Neural Networks Explained: The Powerful Way AI Learns to See, Hear, and Make Smarter Decisions

Neural networks are the reason your phone recognizes your face, a car can detect pedestrians, and a search engine completes your sentence before you finish typing. At their core, they’re not magical they’re function approximators that learn patterns from examples. But when you stack simple functions into many layers and let them learn together, you get systems that can spot edges in photos, detect sentiment in a paragraph, and even write working code. This post demystifies that stack, from the shape of a network to how it trains and why it generalizes, with visuals you can keep in your head.

A network is a sequence of transformations

A neural network is a sequence of linear transforms (matrix multiplies) with non-linear activations in between. Each layer turns raw input into a slightly more useful representation; stack enough layers and raw pixels can become “cat.”

In practice, two ideas matter most:

Depth vs. width: Depth (more layers) builds abstraction; width (more neurons) adds capacity. Balance both to learn the signal without memorizing noise.
Representations: Early layers learn generic features (edges, frequencies); later layers compose them into concepts (wheels, faces, sentiment).

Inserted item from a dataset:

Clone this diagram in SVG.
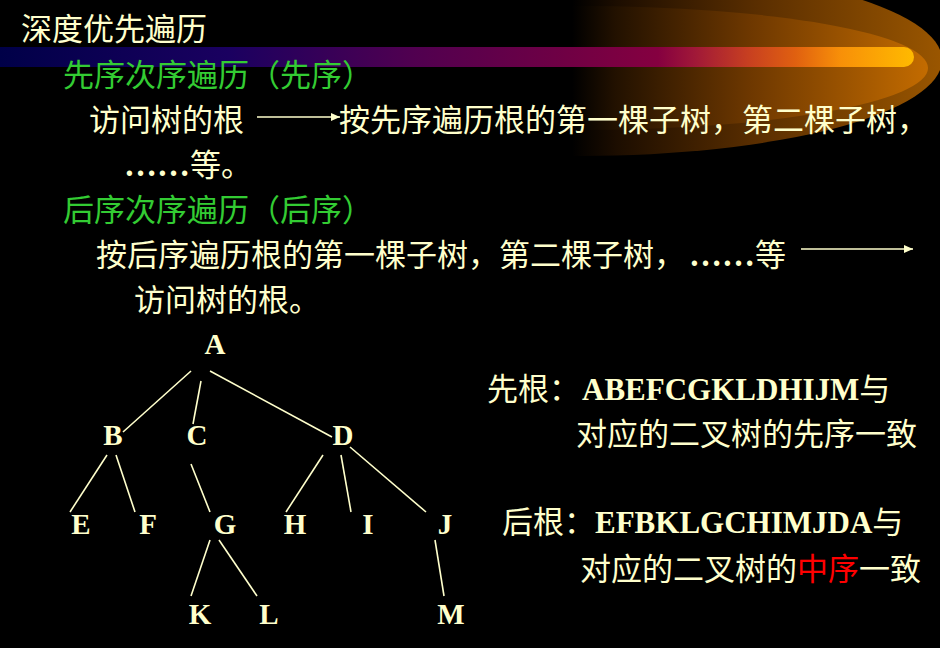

Why linear rules aren’t enough and where nonlinearity wins

A single linear layer is a straight line in disguise. Real-world problems voices in a crowded room, objects at odd angles, fraudsters hiding in data aren’t separated by straight lines. The trick is to interleave linear layers with nonlinear functions (ReLU, GELU, sigmoid). Those kinks let networks carve complex, curvy decision boundaries that fit the messy contours of reality.

The image above shows a tiny network learning to split two crescent-shaped clusters. A linear model can’t separate these; a network with nonlinear activations can.

How the learning actually happens

Training is an experiment run thousands of times per minute. We start with random weights, make a prediction, measure the error (the loss), and adjust the weights via backpropagation so the next prediction is a little less wrong. Repeat over batches until improvement stalls.

A few high-leverage practices:

Hold-out validation: Keep data aside you never train on; it’s your reality check.
Regularization: Dropout, weight decay, and data augmentation reduce overfitting.
Monitoring after launch: Track accuracy/latency/drift and bias metrics continuously

Convolutions: the eyes of modern vision systems

For images, fully connected layers waste parameters. Convolutional layers reuse small filters across the image, learning edge and texture detectors that tile the field of view. This weight sharing is efficient and translation-friendly, which is why convolutional networks powered the leap in computer vision.

Each filter is a pattern detector; deeper layers combine detectors into motifs and objects. The same idea extends to audio (time-frequency maps) and even tabular data when local patterns matter.

Picking the Right Architecture

Convolutional networks are still workhorses for images, but transformers now dominate language and, increasingly, vision and speech. Recurrent networks remain useful for streaming signals and low-latency on-device tasks. In practice, start with the simplest architecture that fits your constraints (data size, latency, memory), then scale up with better regularization and pretraining before you throw more layers at the problem.

Images/video: Start with conv nets or vision transformers; use pretrained weights.
Language & multimodal: Transformers dominate; leverage foundation models, fine-tune lightly.
Time-series/streaming: Small convs, gated RNNs, or compact transformers for low latency.

From Prototype to Production

Great models are maintained, not just trained. The playbook that scales:

Clear objective & constraints: Target metric, latency budget, memory limits.
Baselines first: A strong logistic/gradient-boosted baseline keeps you honest.
Data contracts: Versioned datasets and schemas prevent silent breakage.
Observability: Input drift, output quality, fairness dashboards, and rollback.

The ethics and engineering that make it real

Neural networks mirror the data we feed them. If past decisions were biased, a model can learn those patterns perfectly. Responsible systems pair model quality with governance: dataset documentation, bias audits, human oversight, rollback plans. Equally important is observability watching inputs, outputs, and performance drift over time so the model stays aligned with reality and your values.

Neural networks learn patterns ncluding undesirable ones. Responsible teams:

Audit for disparate performance across groups.
Document datasets (provenance, limitations).
Keep a human-in-the-loop for high-stakes calls.
Plan rollbacks and incident response before shipping.

A neural network is a stack of simple functions whose parameters are tuned by gradient descent to approximate a complex mapping. Every architectural trick attention, normalization, residuals exists to make that approximation more expressive, stable, and efficient.